Having the code on the left side and the copilot on the right side that I could use to chat really enabled me to grade more confidently.

Here’s an example of a section of a response I got to one of the student’s notebooks

One thing I did to have the copilot produce better outputs was to push it to do chain-of-thought (CoT). Meaning that I prompted the model to explain the reasoning behind a decision before providing a grade. This has been proved to yield to less hallucinations and more accurate responses - which is what I was looking for.

What if I wanted to do this at scale?

I would have put more effort into the prompt and focused on evaluating 1 criteria at a time. I would have done few-shot prompting where I put examples of what grades 1,2,3,4,5 look like for such criteria so the model has those references and can check for similarity of issues committed or successful tasks performed.

Note: the model was able to interpret comments written in Portuguese which is another benefit.

Democratizing access to tutors

While I was working on my prompts to get some feedback from AI in terms of student’s coursework I realized that I only need $20/mo to access them.

But then I realized - so do the students.

This means that the students have no reason to NOT run their entire coursework by a LLM that can act as a critic of their work.

They can keep iterating until the model doesn’t find anything - hence making students feel more confident about the work they are putting forward.

My initial thought was: “this feels like cheating” (right after the - “I wish I had this a few years ago”).

But it actually isn’t.

Tutors have existed for a long time.

Students pay tutors to spend time with them to learn outside of classes - whether it’s explaining the theory or helping with coursework.

However, tutors are a vitamin and not a painkiller (they are a nice-to-have and not a must-have). And because they aren’t a requirement, it’s not a typical choice among lower-income families.

On the other hand, kids from wealthy families often have multiple tutors.
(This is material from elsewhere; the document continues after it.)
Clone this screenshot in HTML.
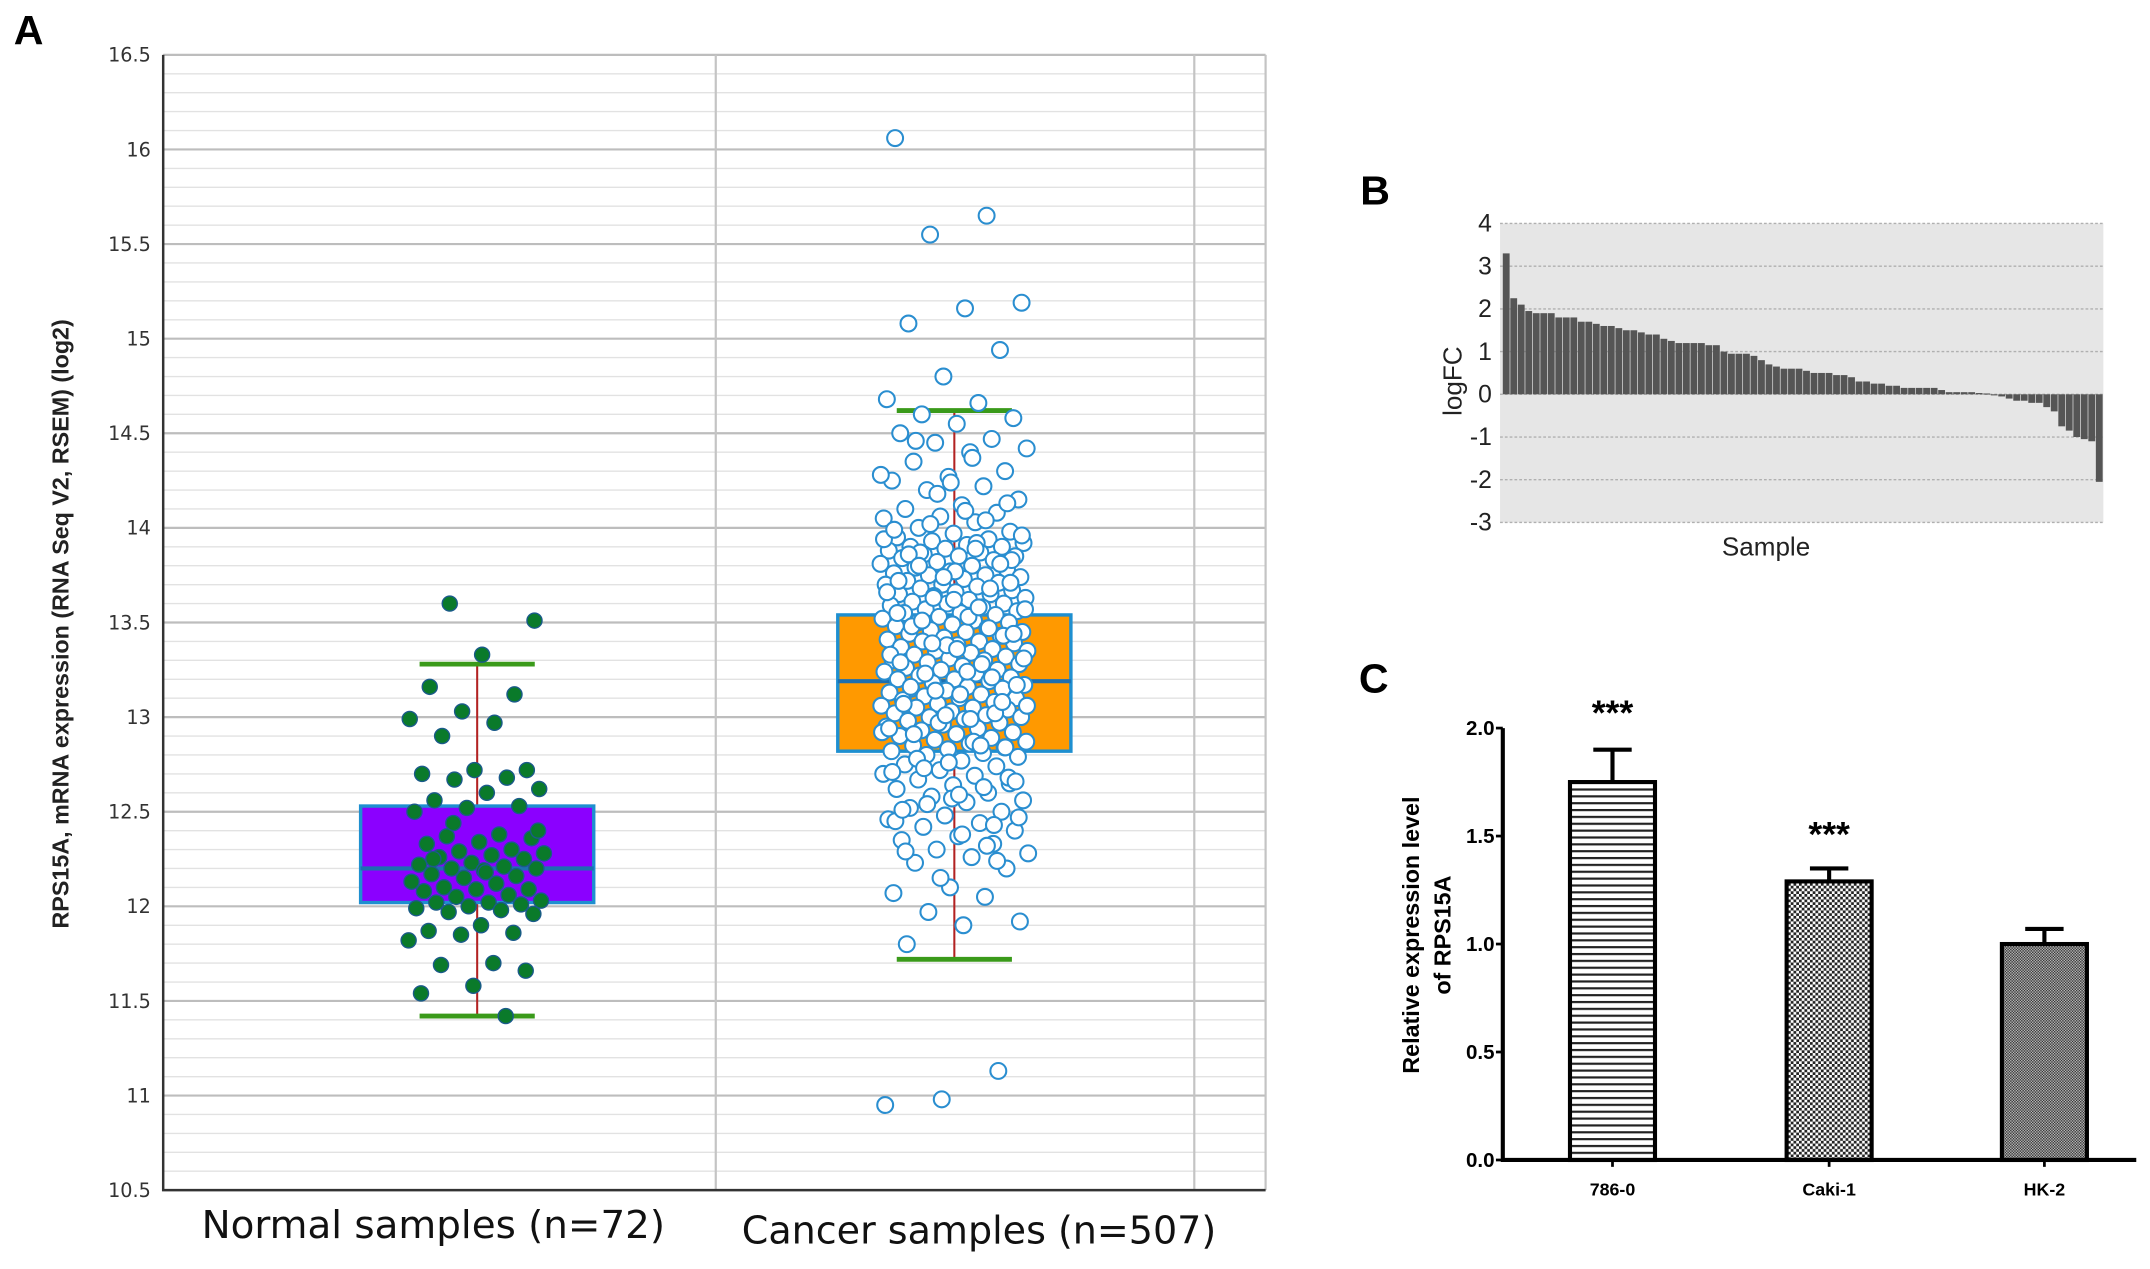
<!DOCTYPE html>
<html><head><meta charset="utf-8"><style>
html,body{margin:0;padding:0;background:#fff;}
svg{display:block;}
</style></head><body>
<svg id="fig" width="2150" height="1269" viewBox="0 0 1568 925.5" xmlns="http://www.w3.org/2000/svg">
<defs>
<pattern id="hlines" width="6" height="5" patternUnits="userSpaceOnUse"><rect width="6" height="5" fill="#fff"/><rect y="0" width="6" height="1.6" fill="#222"/></pattern>
<pattern id="check" width="4" height="4" patternUnits="userSpaceOnUse"><rect width="4" height="4" fill="#fff"/><rect width="2" height="2" fill="#222"/><rect x="2" y="2" width="2" height="2" fill="#222"/></pattern>
<pattern id="check2" width="2" height="2" patternUnits="userSpaceOnUse"><rect width="2" height="2" fill="#bbb"/><rect width="1" height="1" fill="#333"/><rect x="1" y="1" width="1" height="1" fill="#333"/></pattern>
</defs>
<g id="pA"></g>
<g id="pB"></g>
<g id="pC"></g>
</svg>
<script>
// ---------- Panel A data ----------
const groupNames = ["Normal samples (n=72)", "Cancer samples (n=507)"];
const boxQ1 = [12.02, 12.82];
const boxMedian = [12.2, 13.19];
const boxQ3 = [12.53, 13.54];
const whiskerLow = [11.42, 11.72];
const whiskerHigh = [13.28, 14.62];
const yTicksA = [10.5,11,11.5,12,12.5,13,13.5,14,14.5,15,15.5,16,16.5];
const normalValues = [13.6,13.51,13.33,13.16,13.12,13.03,12.99,12.97,12.9,12.72,12.72,12.7,12.68,12.67,12.62,12.6,12.56,12.53,12.52,12.5,12.38,12.37,12.36,12.34,12.33,12.3,12.29,12.28,12.27,12.26,12.25,12.23,12.22,12.21,12.2,12.2,12.19,12.17,12.16,12.15,12.13,12.12,12.1,12.09,12.09,12.08,12.06,12.05,12.03,12.02,12.02,12.01,12.0,11.99,11.98,11.97,11.96,11.9,11.87,11.86,11.85,11.82,11.7,11.69,11.66,11.58,11.54,11.42,12.44,12.4,12.18,12.25];
const cancerValues = [16.06,15.65,15.55,15.19,15.16,15.08,14.94,14.8,14.68,14.66,14.6,14.58,14.55,14.5,14.47,14.45,14.42,14.4,14.35,14.3,14.27,14.25,14.22,14.2,14.15,14.12,14.1,14.08,14.06,14.05,14.03,14.0,
13.98,13.97,13.95,13.94,13.93,13.92,13.91,13.9,13.9,13.89,13.88,13.87,13.86,13.85,13.85,13.84,13.83,13.82,13.81,13.8,
13.79,13.78,13.77,13.76,13.75,13.75,13.74,13.73,13.72,13.71,13.7,13.7,13.69,13.68,13.67,13.66,13.65,13.65,13.64,13.63,13.62,13.61,13.6,13.6,
13.59,13.58,13.57,13.56,13.55,13.55,13.54,13.53,13.52,13.51,13.5,13.5,13.49,13.48,13.47,13.46,13.45,13.45,13.44,13.43,13.42,13.41,13.4,13.4,13.39,13.38,
13.37,13.36,13.35,13.35,13.34,13.33,13.32,13.31,13.3,13.3,13.29,13.28,13.27,13.26,13.25,13.25,13.24,13.23,13.22,13.21,13.2,13.2,13.19,13.18,
13.17,13.16,13.15,13.15,13.14,13.13,13.12,13.11,13.1,13.1,13.09,13.08,13.07,13.06,13.05,13.05,13.04,13.03,13.02,13.01,13.0,13.0,
12.99,12.98,12.97,12.96,12.95,12.94,12.93,12.92,12.91,12.9,12.89,12.88,12.87,12.86,12.85,12.84,12.83,12.82,12.81,12.8,
12.79,12.77,12.75,12.74,12.72,12.7,12.69,12.67,12.65,12.64,12.62,12.6,
12.58,12.56,12.55,12.52,12.5,12.48,12.46,12.44,12.42,12.4,12.37,12.35,12.33,12.3,12.28,12.26,12.23,12.2,
12.1,12.07,12.05,11.97,11.92,11.9,11.8,11.13,10.98,10.95,
13.92,13.87,13.83,13.77,13.72,13.68,13.63,13.57,13.53,13.48,13.43,13.38,13.33,13.28,13.23,13.17,13.12,13.07,13.02,12.97,12.92,12.87,12.78,12.68,12.57,12.45,12.32,14.02,13.96,14.09,
13.86,13.81,13.74,13.66,13.58,13.51,13.44,13.36,13.29,13.21,13.14,13.06,12.99,12.91,12.84,12.76,12.71,12.63,12.54,12.47,12.38,12.29,12.24,12.15,
13.94,13.89,13.8,13.71,13.62,13.55,13.47,13.39,13.31,13.24,13.16,13.08,13.01,12.94,12.85,12.73,12.66,12.59,12.51,12.43,14.18,14.28,14.37,14.46,14.13,14.24,13.99,14.04];

// ---------- Panel B data ----------
const logFC = [3.3,2.25,2.1,1.95,1.9,1.9,1.9,1.8,1.8,1.8,1.7,1.7,1.65,1.6,1.6,1.55,1.5,1.5,1.45,1.4,1.4,1.3,1.25,1.2,1.2,1.2,1.2,1.15,1.15,1.0,0.95,0.95,0.95,0.9,0.8,0.7,0.65,0.6,0.6,0.6,0.55,0.5,0.5,0.5,0.45,0.45,0.4,0.3,0.3,0.25,0.25,0.2,0.2,0.15,0.15,0.15,0.15,0.15,0.1,0.05,0.05,0.05,0.05,0.03,0.02,0,-0.05,-0.1,-0.15,-0.15,-0.2,-0.2,-0.3,-0.4,-0.75,-0.85,-1.0,-1.05,-1.1,-2.05];
const yTicksB = [4,3,2,1,0,-1,-2,-3];

// ---------- Panel C data ----------
const cellLines = ["786-0","Caki-1","HK-2"];
const relExpr = [1.75, 1.29, 1.0];
const relErr = [0.15, 0.06, 0.07];
const sigMarks = ["***","***",""];
const yTicksC = [0.0,0.5,1.0,1.5,2.0];

const NS="http://www.w3.org/2000/svg";
function mk(parent, tag, attrs, text){
  const e=document.createElementNS(NS,tag);
  for(const k in attrs) e.setAttribute(k,attrs[k]);
  if(text!==undefined) e.textContent=text;
  parent.appendChild(e); return e;
}

// ===== Panel A =====
(function(){
  const g=document.getElementById('pA');
  const L=119,R=923,T=40,B=868;
  const y=v=>B-(v-10.5)/6*(B-T);
  const cx=[348,696];
  const lbl=mk(g,'text',{x:10,y:32,'font-family':'Liberation Sans, sans-serif','font-weight':'bold','font-size':30},'A');
   
  for(let v=10.5;v<=16.5001;v+=0.1){
    const major=Math.abs(v*2-Math.round(v*2))<1e-6;
    const ln=mk(g,'line',{x1:L,x2:R,y1:y(v),y2:y(v),stroke:major?'#bdbdbd':'#e2e2e2','stroke-width':major?1.6:1});
     
  }
  [522,871,R].forEach(xx=>{const l=mk(g,'line',{x1:xx,x2:xx,y1:T,y2:B,stroke:'#c4c4c4','stroke-width':1.6});
     });
  const ax=mk(g,'path',{d:`M${L},${T} V${B} H${R}`,fill:'none',stroke:'#333','stroke-width':1.8});
   
  yTicksA.forEach(v=>{
    const t=mk(g,'text',{x:L-9,y:y(v)+5,'text-anchor':'end','font-family':'DejaVu Sans, sans-serif','font-size':14,fill:'#333'},String(v));
     
  });
  const yt=mk(g,'text',{transform:'translate(50,455) rotate(-90)','text-anchor':'middle','font-family':'Liberation Sans, sans-serif','font-weight':'bold','font-size':17,fill:'#222'},'RPS15A, mRNA expression (RNA Seq V2, RSEM) (log2)');
   
  const xl=[316,714], xy=[903,907];
  groupNames.forEach((n,i)=>{
    const t=mk(g,'text',{x:xl[i],y:xy[i],'text-anchor':'middle','font-family':'DejaVu Sans, sans-serif','font-size':28,'textLength':i?346:338,'lengthAdjust':'spacingAndGlyphs',fill:'#111'},n);
     
  });
  const fills=['#8b00ff','#ff9900'];
  for(let i=0;i<2;i++){
    const c=cx[i];
    const w=mk(g,'line',{x1:c,x2:c,y1:y(whiskerLow[i]),y2:y(whiskerHigh[i]),stroke:'#b22222','stroke-width':1.5});
     
    const b=mk(g,'rect',{x:c-85,y:y(boxQ3[i]),width:170,height:y(boxQ1[i])-y(boxQ3[i]),fill:fills[i],stroke:'#1e8fd0','stroke-width':2.5});
     
    const m=mk(g,'line',{x1:c-85,x2:c+85,y1:y(boxMedian[i]),y2:y(boxMedian[i]),stroke:'#1d6fb0','stroke-width':3});
     
    [whiskerLow[i],whiskerHigh[i]].forEach(v=>{
      const cp=mk(g,'line',{x1:c-42,x2:c+42,y1:y(v),y2:y(v),stroke:'#3a9a1a','stroke-width':3.5});
       
    });
  }
  normalValues.forEach((v,i)=>{
    const j=(((i*0.618034+0.3)%1)-0.5)*2*50;
    const p=mk(g,'circle',{cx:cx[0]+j,cy:y(v),r:5.5,fill:'#0a7a2a',stroke:'#1a5a8a','stroke-width':1});
     
  });
  cancerValues.forEach((v,i)=>{
    const j=(((i*0.618034+0.1)%1)-0.5)*2*54;
    const p=mk(g,'circle',{cx:cx[1]+j,cy:y(v),r:5.8,fill:'#fff',stroke:'#2a8ed0','stroke-width':1.5});
     
  });
})();

// ===== Panel B =====
(function(){
  const g=document.getElementById('pB');
  const L=1094,R=1534,T=163,B=381;
  const y=v=>T+(4-v)/7*(B-T);
  const lbl=mk(g,'text',{x:992,y:149,'font-family':'Liberation Sans, sans-serif','font-weight':'bold','font-size':30},'B');
   
  const bg=mk(g,'rect',{x:L,y:T,width:R-L,height:B-T,fill:'#e6e6e6'});
   
  yTicksB.forEach(v=>{
    const l=mk(g,'line',{x1:L,x2:R,y1:y(v),y2:y(v),stroke:'#b0b0b0','stroke-width':1,'stroke-dasharray':'2,1.5'});
     
    const t=mk(g,'text',{x:L-6,y:y(v)+6,'text-anchor':'end','font-family':'Liberation Sans, sans-serif','font-size':18,fill:'#222'},String(v));
     
  });
  const bw=(R-L-2)/logFC.length;
  logFC.forEach((v,i)=>{
    const y0=y(Math.max(v,0)), y1=y(Math.min(v,0));
    const r=mk(g,'rect',{x:L+2+i*bw,y:y0,width:bw-0.5,height:Math.max(y1-y0,0.8),fill:'#555'});
     
  });
  const yt=mk(g,'text',{transform:'translate(1066,278) rotate(-90)','text-anchor':'middle','font-family':'Liberation Sans, sans-serif','font-size':19,fill:'#222'},'logFC');
   
  const xt=mk(g,'text',{x:1288,y:405,'text-anchor':'middle','font-family':'Liberation Sans, sans-serif','font-size':19,fill:'#222'},'Sample');
   
})();

// ===== Panel C =====
(function(){
  const g=document.getElementById('pC');
  const L=1096,R=1558,B=846,T=531;
  const y=v=>B-v/2*(B-T);
  const lbl=mk(g,'text',{x:991,y:505,'font-family':'Liberation Sans, sans-serif','font-weight':'bold','font-size':30},'C');
   
  const cxs=[1176,1334,1491], fills=['url(#hlines)','url(#check)','url(#check2)'];
  relExpr.forEach((v,i)=>{
    const c=cxs[i];
    const e=mk(g,'path',{d:`M${c},${y(v)} V${y(v+relErr[i])} M${c-14},${y(v+relErr[i])} H${c+14}`,stroke:'#000','stroke-width':3,fill:'none'});
     
    const r=mk(g,'rect',{x:c-31,y:y(v),width:62,height:B-y(v),fill:fills[i],stroke:'#000','stroke-width':3});
     
    const t=mk(g,'text',{x:c,y:872,'text-anchor':'middle','font-family':'Liberation Sans, sans-serif','font-weight':'bold','font-size':13},cellLines[i]);
     
    const tk=mk(g,'line',{x1:c,x2:c,y1:B,y2:B+5,stroke:'#000','stroke-width':2});
     
    if(sigMarks[i]){
      const s=mk(g,'text',{x:c,y:y(v+relErr[i])-16-(i==0?2:0),'text-anchor':'middle','font-family':'Liberation Sans, sans-serif','font-weight':'bold','font-size':26},sigMarks[i]);
       
    }
  });
  const ax=mk(g,'path',{d:`M${L},${T} V${B} H${R}`,fill:'none',stroke:'#000','stroke-width':3});
   
  yTicksC.forEach(v=>{
    const tk=mk(g,'line',{x1:L-5,x2:L,y1:y(v),y2:y(v),stroke:'#000','stroke-width':2});
     
    const t=mk(g,'text',{x:L-6,y:y(v)+5,'text-anchor':'end','font-family':'Liberation Sans, sans-serif','font-weight':'bold','font-size':15},v.toFixed(1));
     
  });
  const t1=mk(g,'text',{transform:'translate(1035,682) rotate(-90)','text-anchor':'middle','font-family':'Liberation Sans, sans-serif','font-weight':'bold','font-size':17},'Relative expression level');
   
  const t2=mk(g,'text',{transform:'translate(1058,682) rotate(-90)','text-anchor':'middle','font-family':'Liberation Sans, sans-serif','font-weight':'bold','font-size':17},'of RPS15A');
   
})();
</script>
</body></html>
Not for students who are almost failing their class, but who want to bump their grades from A- to an A+.

But this is about to change.

For the most part, GPT-3.5 is accessible for free.

This means that everyone can have access to a tutor that they can work with to have better grades but also produce better coursework.

This means that the concept of a tutor will be democratized and the playing field between students who come from different wealth backgrounds will be leveled and fair.

A final thought on open source

Another class that I had to give to students was "Data Analytics in Financial Markets".

The goal here was to have a more real-life application of data analytics, particularly in financial markets - and even feature OpenBB which has partnered with this university.

But when I started working on the content from scratch, I wondered.

Can't I find a repository on GitHub that suits my needs?

And I did.

The GitHub repository I found was the GitHub repository that contains the code for the case studies in the O'Reilly book "Machine Learning and Data Science Blueprints for Finance" written by my friend Hariom Tatsat: https://github.com/tatsath/fin-ml.

So why would I spend the time re-inventing the wheel when I could just walk students through a few of these case studies?

This is what I did.

Which then made me think that all of this data has been already fed into foundational models, and so even if I were to apply the same approach I did earlier with Perplexity or ChatGPT - it is likely that with a good prompt some of the main examples would have been derived from this repository.

But in this case, this repository already had the perfect case-study format I was looking for, and so I can more easily credit the author.

which made me wonder:

How will open source authors be able to get credit for their work when all of it is being translated into weights in a big neural network architecture?